## What is expected
Reproduce the listing below word for word, with no pictures.

## Dataset content
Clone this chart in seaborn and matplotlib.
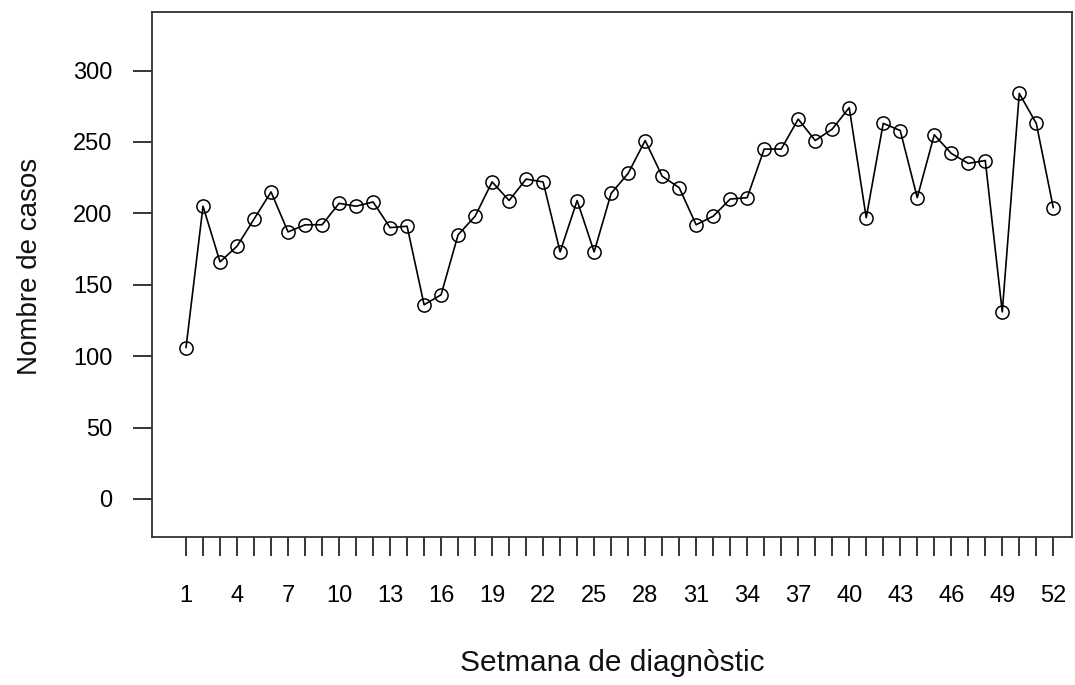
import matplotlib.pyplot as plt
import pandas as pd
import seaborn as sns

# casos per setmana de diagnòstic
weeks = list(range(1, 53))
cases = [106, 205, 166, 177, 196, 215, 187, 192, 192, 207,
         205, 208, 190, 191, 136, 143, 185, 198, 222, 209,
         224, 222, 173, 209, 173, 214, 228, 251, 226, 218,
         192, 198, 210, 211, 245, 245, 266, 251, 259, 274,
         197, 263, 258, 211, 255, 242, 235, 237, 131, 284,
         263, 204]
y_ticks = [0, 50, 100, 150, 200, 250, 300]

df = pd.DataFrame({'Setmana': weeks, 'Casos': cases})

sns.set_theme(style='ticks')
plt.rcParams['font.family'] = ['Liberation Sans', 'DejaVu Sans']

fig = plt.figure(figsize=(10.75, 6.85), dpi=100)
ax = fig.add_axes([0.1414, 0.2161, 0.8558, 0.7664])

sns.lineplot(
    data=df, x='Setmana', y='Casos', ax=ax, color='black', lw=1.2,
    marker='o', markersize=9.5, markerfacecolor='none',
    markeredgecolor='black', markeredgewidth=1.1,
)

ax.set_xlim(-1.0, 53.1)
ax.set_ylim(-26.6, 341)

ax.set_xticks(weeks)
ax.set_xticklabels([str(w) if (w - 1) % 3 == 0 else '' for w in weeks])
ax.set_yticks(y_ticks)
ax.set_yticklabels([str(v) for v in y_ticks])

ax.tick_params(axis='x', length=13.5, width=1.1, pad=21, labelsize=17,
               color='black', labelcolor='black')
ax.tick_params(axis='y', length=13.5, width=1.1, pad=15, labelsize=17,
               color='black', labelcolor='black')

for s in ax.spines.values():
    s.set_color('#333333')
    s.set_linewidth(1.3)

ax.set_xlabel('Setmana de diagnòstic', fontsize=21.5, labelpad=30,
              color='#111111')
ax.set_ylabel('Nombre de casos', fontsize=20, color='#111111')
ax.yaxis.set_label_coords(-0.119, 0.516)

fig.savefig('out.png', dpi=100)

## Task solution
Clone this chart in seaborn and matplotlib.
import matplotlib.pyplot as plt
import pandas as pd
import seaborn as sns

# casos per setmana de diagnòstic
weeks = list(range(1, 53))
cases = [106, 205, 166, 177, 196, 215, 187, 192, 192, 207,
         205, 208, 190, 191, 136, 143, 185, 198, 222, 209,
         224, 222, 173, 209, 173, 214, 228, 251, 226, 218,
         192, 198, 210, 211, 245, 245, 266, 251, 259, 274,
         197, 263, 258, 211, 255, 242, 235, 237, 131, 284,
         263, 204]
y_ticks = [0, 50, 100, 150, 200, 250, 300]

df = pd.DataFrame({'Setmana': weeks, 'Casos': cases})

sns.set_theme(style='ticks')
plt.rcParams['font.family'] = ['Liberation Sans', 'DejaVu Sans']

fig = plt.figure(figsize=(10.75, 6.85), dpi=100)
ax = fig.add_axes([0.1414, 0.2161, 0.8558, 0.7664])

sns.lineplot(
    data=df, x='Setmana', y='Casos', ax=ax, color='black', lw=1.2,
    marker='o', markersize=9.5, markerfacecolor='none',
    markeredgecolor='black', markeredgewidth=1.1,
)

ax.set_xlim(-1.0, 53.1)
ax.set_ylim(-26.6, 341)

ax.set_xticks(weeks)
ax.set_xticklabels([str(w) if (w - 1) % 3 == 0 else '' for w in weeks])
ax.set_yticks(y_ticks)
ax.set_yticklabels([str(v) for v in y_ticks])

ax.tick_params(axis='x', length=13.5, width=1.1, pad=21, labelsize=17,
               color='black', labelcolor='black')
ax.tick_params(axis='y', length=13.5, width=1.1, pad=15, labelsize=17,
               color='black', labelcolor='black')

for s in ax.spines.values():
    s.set_color('#333333')
    s.set_linewidth(1.3)

ax.set_xlabel('Setmana de diagnòstic', fontsize=21.5, labelpad=30,
              color='#111111')
ax.set_ylabel('Nombre de casos', fontsize=20, color='#111111')
ax.yaxis.set_label_coords(-0.119, 0.516)

fig.savefig('out.png', dpi=100)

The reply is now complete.